Because, as Mikhail Gorbachev and his successors found out, glasnost has a way of snowballing until it becomes an irresistible force. Open the door of the Backscratchers’ Club a crack, and pretty soon the light is pouring in, along with the entire population rioting joyously in its radiance, sweeping aside the bribe fattened dinosaurs slumbering in their easy chairs, the liars and cheats trying to hide their maculated carcasses under the snooker table, the cultural Mafiosi around the bar whose closed-shop tactics have kept real talent out of academia, the arts and the media. forever. The day is coming, and they know it.

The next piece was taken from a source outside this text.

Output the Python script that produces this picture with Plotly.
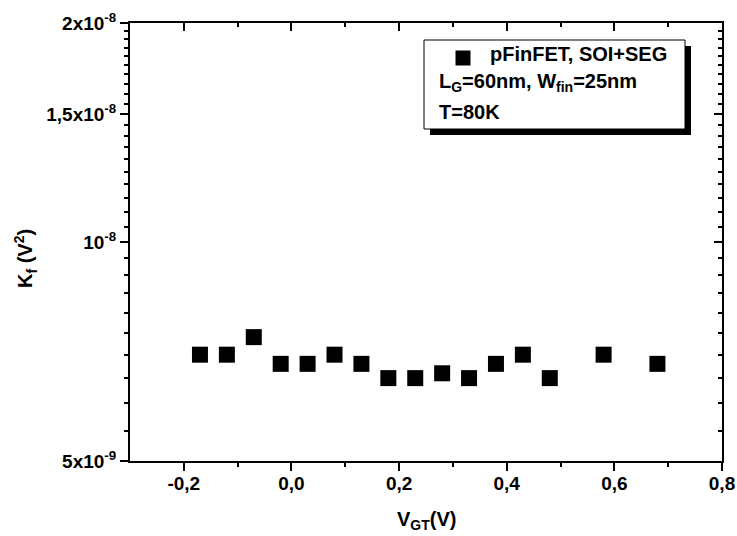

I can’t wait. And smile to myself every time I find myself sitting across the table from yet another big- wig who thinks public relations can help him cover up his incompetence or his crimes. Because the very fact that I’m there at all means he’s woken up to the realization that, pretty soon, the public will be able to make him or break him. And all the PR techniques at my disposal won’t save him unless he’s prepared to make an honest commitment to truth and transparency. In fact, they’ll only hasten his downfall. The true revolution, when it comes, will not be won by gun toting militants, gibbering ideologues, members of the pink brigade or hordes of the great unwashed. It will be won by the worldly-wise, the openminded, the technologically hip, the democrats and qualitocrats and meritocrats. And, of course, by those who really understand public relations.